How it works: when a read is issued, the Ceph client scores each OSD in the acting set by their CRUSH topology distance from the client, and routes the read to the closest one. An OSD on the same host scores best, then same AZ, then further. This is based on CRUSH hierarchy, not measured network latency.

The prerequisite most people miss: the client needs to know where it is. Each Proxmox node must have `crush_location` set in `/etc/ceph/ceph.conf` identifying which CRUSH bucket it belongs to. Without this, the client has no location information and the policy silently falls back to reading from the primary — same as the default. Check what bucket types your CRUSH hierarchy uses:

Bash:
ceph osd tree | head -40
ceph osd crush rule dump <your-rule-name>

Then set the location on each PVE node in `/etc/ceph/ceph.conf`, using the matching bucket type and name from your CRUSH map. For example, if your zones are named `az1`, `az2`, `az3`:

INI:
[global]

crush_location = az=az1

(Replace `az` with whatever your zone bucket type is called, and the name with the specific zone for that node.)

Then enable the policy on the pool:

Bash:
rbd config pool set pve_ceph_prod_3az rbd_read_from_replica_policy localize

Drawbacks and caveats:​

  • Works only for replicated pools (not EC) and only when the acting set has more than one OSD (degraded PGs fall back to primary automatically).
  • If the chosen local replica isn't ready to serve a read (e.g., the OSD is being backfilled), the request falls back to the primary for that one request — no permanent impact.
  • Read load concentrates on the local AZ's OSDs. With all VMs in an AZ reading locally, those OSDs carry all the read traffic for that zone. Watch per-OSD latency after enabling — if the local OSDs become the new bottleneck, you can switch to `balance` instead, which picks a random replica rather than the nearest one.

Given 0.6–0.9ms cross-zone vs 0.06ms same-zone, this is likely to make a significant difference for the read-heavy PostgreSQL workload once `crush_location` is correctly configured.
 
the client needs to know where it is. Each Proxmox node must have `crush_location` set in `/etc/ceph/ceph.conf`
By default /etc/ceph/ceph.conf is a symlink to /etc/pve/ceph.conf which makes it the same on each cluster node.

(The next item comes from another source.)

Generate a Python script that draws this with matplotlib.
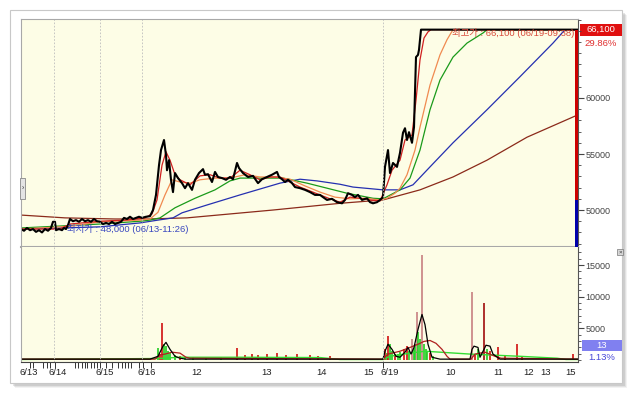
import matplotlib
matplotlib.use("Agg")
import matplotlib.pyplot as plt
from matplotlib.patches import Rectangle
from matplotlib.ticker import MultipleLocator, FixedLocator
from matplotlib.transforms import blended_transform_factory

# tick index of each bar (tick chart, so the x axis is just a running index)
price_idx = [0, 3, 6, 9, 12, 15, 18, 21, 24, 27, 30, 32, 34, 35, 38, 41, 43, 45, 47, 49,
             52, 55, 58, 61, 64, 67, 70, 73, 76, 79, 82, 85, 88, 91, 94, 97, 100, 103, 106, 109,
             112, 115, 118, 121, 125, 129, 132, 135, 138, 140, 143, 145, 146, 148, 150, 152, 154, 157, 161, 164,
             167, 171, 174, 178, 182, 184, 187, 191, 194, 197, 201, 205, 209, 212, 216, 218, 222, 227, 232, 237,
             241, 246, 251, 256, 258, 261, 264, 267, 271, 274, 279, 284, 289, 294, 299, 302, 306, 311, 316, 321,
             324, 327, 331, 334, 337, 341, 346, 349, 352, 356, 359, 362, 364, 367, 369, 372, 376, 379, 382, 384,
             386, 388, 391, 393, 395, 397, 398, 400, 557]
price = [48300, 48150, 48400, 48200, 48300, 48050, 48200, 48000, 48300, 48150, 48400, 48950, 48950, 48200, 48300, 48200, 48400, 48300, 48650, 49200,
         49000, 49100, 48950, 49200, 49000, 49100, 48950, 49200, 49000, 48950, 48750, 48850, 48750, 48950, 48750, 48850, 48950, 49300, 49200, 49400,
         49200, 49300, 49400, 49300, 49400, 49450, 50000, 51350, 54000, 55350, 56250, 54900, 53550, 54450, 52700, 51600, 53300, 52850, 52400, 51950,
         52400, 51800, 52700, 53300, 53650, 53150, 53200, 52500, 53400, 52950, 52850, 52700, 52950, 52750, 54200, 53750, 53300, 52950, 53050, 52400,
         52750, 52950, 53150, 53400, 52950, 52750, 52500, 52700, 52400, 52050, 51950, 51800, 51600, 51350, 51350, 51150, 50900, 51000, 50700, 50600,
         50900, 51500, 51350, 51150, 51350, 50900, 51050, 50700, 50600, 50700, 50900, 51150, 53850, 55350, 53300, 54200, 53850, 55100, 56900, 57300,
         56250, 56950, 56000, 57400, 63650, 63850, 64300, 66100, 66100]

# moving averages
ma5_idx = [0, 39, 49, 79, 104, 124, 131, 136, 141, 145, 149, 154, 159, 169, 179, 189, 199, 209, 219, 229,
           239, 249, 259, 269, 279, 289, 299, 309, 319, 329, 339, 349, 359, 366, 371, 379, 384, 391, 395, 399,
           403, 407, 410, 557]
ma5 = [48300, 48300, 48750, 49000, 49100, 49300, 49650, 50900, 54000, 55200, 54450, 53150, 52700, 52250, 53050, 53150, 52850, 52850, 53550, 53150,
       52700, 52950, 52950, 52500, 52050, 51700, 51350, 51000, 50700, 51150, 51050, 50900, 50800, 52250, 53550, 54450, 56250, 56700, 59800, 63400,
       65350, 65900, 66100, 66100]
ma20_idx = [0, 49, 79, 119, 129, 137, 144, 151, 159, 169, 179, 194, 209, 224, 239, 254, 269, 284, 299, 314,
            329, 344, 359, 366, 374, 379, 386, 394, 399, 409, 419, 426, 432, 557]
ma20 = [48300, 48550, 48950, 49100, 49200, 49800, 51350, 52700, 52500, 52400, 52700, 52850, 52850, 53150, 52950, 52950, 52750, 52150, 51600, 51150,
        51000, 51050, 50900, 51050, 51500, 51950, 53150, 55350, 57400, 61150, 63850, 65200, 66100, 66100]
ma60_idx = [0, 79, 119, 129, 139, 154, 174, 194, 209, 219, 262, 286, 306, 326, 352, 362, 379, 389, 399, 409,
            419, 432, 446, 462, 466, 557]
ma60 = [48400, 48750, 49000, 49100, 49300, 50200, 51050, 51800, 52600, 52850, 52850, 52400, 51950, 51500, 51050, 51000, 51800, 52850, 55350, 58950,
        61600, 63650, 64900, 65800, 66100, 66100]
ma120_idx = [0, 79, 119, 137, 152, 161, 186, 219, 259, 279, 296, 319, 332, 362, 379, 392, 409, 432, 466, 499,
             532, 544, 557]
ma120 = [48300, 48500, 48850, 49100, 49300, 49750, 50450, 51350, 52400, 52750, 52600, 52300, 52050, 51800, 51800, 52250, 53850, 56000, 58950, 61900,
         64900, 66100, 66100]
ma240_idx = [0, 44, 94, 127, 166, 209, 252, 319, 362, 399, 432, 466, 506, 557]
ma240 = [49550, 49300, 49200, 49200, 49300, 49650, 50000, 50600, 50900, 51800, 52950, 54450, 56500, 58500]

# volume bars: r = up tick, g = down tick, p = block trade, d = dark
vol_idx = [137, 139, 141, 143, 145, 147, 149, 154, 159, 164, 172, 185, 200, 216, 224, 231, 237, 246, 256, 265,
           276, 289, 297, 309, 364, 366, 367, 369, 371, 374, 377, 379, 383, 386, 388, 391, 393, 394, 396, 397,
           399, 401, 403, 405, 406, 409, 412, 451, 454, 457, 463, 466, 469, 477, 484, 496, 501, 552]
vol = [1900, 950, 5900, 2500, 2200, 1400, 1100, 800, 600, 450, 450, 300, 450, 1900, 800, 950, 800, 950, 1100, 800,
       950, 800, 600, 600, 1700, 1100, 3750, 2500, 1400, 950, 950, 1250, 1700, 2200, 1400, 3300, 1900, 2500, 7650, 4500,
       3300, 16550, 2500, 1700, 1400, 1100, 600, 10750, 950, 1700, 9050, 1700, 1400, 2000, 800, 2500, 600, 950]
vol_kind = ["g", "r", "r", "g", "g", "g", "g", "g", "r", "g", "g", "g", "g", "r", "r", "r", "r", "r", "r", "r",
            "r", "r", "r", "r", "r", "g", "r", "g", "g", "r", "g", "g", "r", "r", "g", "p", "g", "g", "p", "g",
            "g", "p", "g", "g", "g", "r", "g", "p", "r", "g", "d", "g", "r", "r", "r", "r", "r", "r"]

vma_s_idx = [0, 129, 137, 142, 145, 149, 154, 159, 165, 362, 364, 367, 371, 375, 379, 384, 387, 390, 393, 397,
             401, 404, 407, 411, 419, 449, 451, 453, 457, 459, 463, 465, 469, 472, 479, 557]
vma_s = [150, 150, 600, 2200, 2800, 1700, 600, 300, 150, 150, 1400, 2500, 1700, 600, 450, 1250, 2000, 950, 2000, 4850,
         7200, 5600, 2500, 450, 150, 150, 1700, 2200, 2000, 450, 1700, 2350, 2200, 950, 150, 150]
vma_m_idx = [0, 134, 139, 144, 151, 159, 165, 169, 362, 367, 379, 389, 397, 403, 409, 415, 421, 426, 429, 450,
             454, 464, 474, 480, 557]
vma_m = [150, 150, 800, 950, 1250, 1100, 450, 300, 150, 950, 1400, 2000, 2500, 2950, 3100, 2650, 1700, 600, 150, 150,
         950, 1250, 600, 300, 150]
vma_l_idx = [0, 137, 159, 219, 299, 319, 362, 369, 389, 404, 449, 499, 536, 545, 557]
vma_l = [100, 250, 450, 450, 400, 100, 100, 600, 1100, 1400, 950, 600, 300, 100, 100]

# x axis labels
label_idx = [8, 37, 84, 126, 176, 246, 301, 348, 369, 430, 477, 508, 525, 550]
label_text = ["6/13", "6/14", "6/15", "6/16", "12", "13", "14", "15", "6/19", "10", "11", "12", "13", "15"]
minor_idx = [9, 12, 22, 26, 29, 34, 54, 57, 61, 64, 66, 70, 73, 76, 79, 85, 91, 97, 101, 104,
             107, 110, 118, 122, 126, 130, 348, 362, 550]
day_lines = [33, 79, 121, 362]

high_price = 66100
low_price = 48000
prev_close = 50900

W, H = 643, 395
CREAM = "#fdfde6"
FRAME = "#a8a8a8"
VOL_COLORS = {"r": "#d01010", "g": "#22cc22", "p": "#c88080", "d": "#a00c0c"}


def rect(x0, y0, x1, y1):
    return [x0 / W, 1 - y1 / H, (x1 - x0) / W, (y1 - y0) / H]


def main():
    plt.rcParams["font.family"] = ["Liberation Sans", "Noto Sans CJK KR"]
    fig = plt.figure(figsize=(W / 100, H / 100), dpi=100)

    # card with a soft shadow
    bg = fig.add_axes([0, 0, 1, 1])
    bg.set_xlim(0, W)
    bg.set_ylim(H, 0)
    bg.axis("off")
    bg.set_zorder(-5)
    for off, a in [(5, 0.10), (4, 0.15), (3, 0.2)]:
        bg.add_patch(Rectangle((10 + off, 10 + off), 612, 373, fc="#808080", ec="none", alpha=a))
    bg.add_patch(Rectangle((10, 10), 612, 373, fc="white", ec="#c8c8c8", lw=0.8))

    ax1 = fig.add_axes(rect(21, 19, 578, 247))
    ax2 = fig.add_axes(rect(21, 247, 578, 362), sharex=ax1)

    # price panel
    ax1.set_facecolor(CREAM)
    ax1.plot(ma240_idx, ma240, color="#8b2a1a", lw=0.9)
    ax1.plot(ma120_idx, ma120, color="#2530b0", lw=0.9)
    ax1.plot(ma60_idx, ma60, color="#1a9a1a", lw=0.9)
    ax1.plot(ma20_idx, ma20, color="#f08a50", lw=0.9)
    ax1.plot(ma5_idx, ma5, color="#d02020", lw=0.9)
    ax1.plot(price_idx, price, color="black", lw=1.5)
    ax1.set_xlim(0, 557)
    ax1.set_ylim(46700, 67050)

    ax1.text(431, 65800, f"최고가 : {high_price:,} (06/19-09:38)", color="#d84a3a",
             fontsize=6.8, va="center")
    ax1.text(46, 48300, f"최저가 : {low_price:,} (06/13-11:26)", color="#3a48c0",
             fontsize=6.8, va="center")

    ax1.yaxis.tick_right()
    ax1.set_yticks([50000, 55000, 60000], labels=["50000", "55000", "60000"])
    ax1.yaxis.set_minor_locator(MultipleLocator(1000))
    ax1.tick_params(axis="y", which="major", length=4, width=0.8, labelsize=6.5, pad=1.5, colors="#444444")
    ax1.tick_params(axis="y", which="minor", length=2, width=0.6, colors="#444444")
    ax1.tick_params(axis="x", which="both", bottom=False, labelbottom=False)

    tr1 = blended_transform_factory(ax1.transAxes, ax1.transData)
    ax1.add_patch(Rectangle((0.9946, prev_close), 0.0054, high_price - prev_close, transform=tr1,
                            fc="#cc0000", ec="none", clip_on=False, zorder=5))
    ax1.add_patch(Rectangle((0.9946, 46700), 0.0054, prev_close - 46700, transform=tr1,
                            fc="#0000aa", ec="none", clip_on=False, zorder=5))
    ax1.add_patch(Rectangle((1.0036, high_price - 540), 0.0754, 1080, transform=tr1,
                            fc="#e01010", ec="none", clip_on=False))
    ax1.text(1.041, high_price, f"{high_price:,}", transform=tr1, ha="center", va="center",
             color="white", fontsize=6.8, clip_on=False)
    pct = (high_price / prev_close - 1) * 100
    ax1.text(1.041, 64900, f"{pct:.2f}%", transform=tr1, ha="center", va="center",
             color="#e03030", fontsize=6.8, clip_on=False)

    # volume panel
    ax2.set_facecolor(CREAM)
    ax2.vlines(vol_idx, 0, vol, colors=[VOL_COLORS[k] for k in vol_kind], lw=1.2)
    ax2.plot(vma_l_idx, vma_l, color="#33dd33", lw=1.0)
    ax2.plot(vma_m_idx, vma_m, color="#b02020", lw=0.9)
    ax2.plot(vma_s_idx, vma_s, color="black", lw=0.9)
    ax2.set_ylim(-300, 17850)

    ax2.yaxis.tick_right()
    ax2.set_yticks([5000, 10000, 15000], labels=["5000", "10000", "15000"])
    ax2.yaxis.set_minor_locator(MultipleLocator(1000))
    ax2.tick_params(axis="y", which="major", length=4, width=0.8, labelsize=6.5, pad=1.5, colors="#444444")
    ax2.tick_params(axis="y", which="minor", length=2, width=0.6, colors="#444444")

    ax2.set_xticks(label_idx, labels=label_text)
    ax2.xaxis.set_minor_locator(FixedLocator(minor_idx))
    ax2.tick_params(axis="x", which="major", length=0, labelsize=6.8, pad=4, colors="#222222")
    ax2.tick_params(axis="x", which="minor", length=4, width=0.7, color="#333333")

    tr2 = blended_transform_factory(ax2.transAxes, ax2.transData)
    ax2.add_patch(Rectangle((1.0072, 1420), 0.0718, 1740, transform=tr2,
                            fc="#8080f0", ec="none", clip_on=False))
    ax2.text(1.043, 2290, "13", transform=tr2, ha="center", va="center",
             color="white", fontsize=6.8, clip_on=False)
    ax2.text(1.043, 470, "1.13%", transform=tr2, ha="center", va="center",
             color="#4848d8", fontsize=6.8, clip_on=False)

    for ax in (ax1, ax2):
        for x in day_lines:
            ax.axvline(x, color="#bdbdbd", lw=0.6, ls=(0, (2, 2)))
        ax.spines["left"].set_color(FRAME)
        ax.spines["right"].set_color("#555555")
        ax.spines["top"].set_color(FRAME)
    ax1.spines["bottom"].set_color(FRAME)
    ax1.spines["bottom"].set_linewidth(1.5)
    ax2.spines["top"].set_visible(False)
    ax2.spines["bottom"].set_color("#444444")

    # little widgets on the frame
    fg = fig.add_axes([0, 0, 1, 1])
    fg.set_xlim(0, W)
    fg.set_ylim(H, 0)
    fg.axis("off")
    fg.patch.set_alpha(0)
    fg.add_patch(Rectangle((20, 178), 5, 21, fc="#e4e4e4", ec="#888888", lw=0.6))
    fg.text(22.5, 188.5, "›", fontsize=5, ha="center", va="center", color="#333333")
    fg.add_patch(Rectangle((617, 249), 6, 6, fc="#d8d8d8", ec="#777777", lw=0.5))
    fg.text(620, 252, "×", fontsize=4.5, ha="center", va="center", color="#333333")

    fig.savefig("out.png", dpi=100)


if __name__ == "__main__":
    main()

AFAIK it is easier to use ceph config set to set the values in the config db for each Proxmox node.

Code:
ceph config set client.HOSTNAME crush_location az=az1
 
  • Like
Reactions: tchaikov
Thanks for explanation but after reading ceph documentation about rbd_read_from_replica_policy, i don't understand why i need to modify my ceph.conf to set crush_location, it's already defined in the crush map on the documentation below the closest OSD is determined by CRUSH map ?

rbd_read_from_replica_policy

Policy for determining which OSD will receive read operations. If set to default, each PG’s primary OSD will always be used for read operations. If set to balance, read operations will be sent to a randomly selected OSD within the replica set. If set to localize, read operations will be sent to the closest OSD as determined by the CRUSH map. Unlike rbd_balance_snap_reads and rbd_localize_snap_reads or rbd_balance_parent_reads and

I have another question about krbd,
  • Do i just need to click on the checkbox in proxmox storage section to enable it ?
  • Why it's not enabled by default if has better performance ?
  • What the drawback of krbd ? i have understand that librbd and krbd doesn't have the same features implemented but it's not clear what feature is working or not.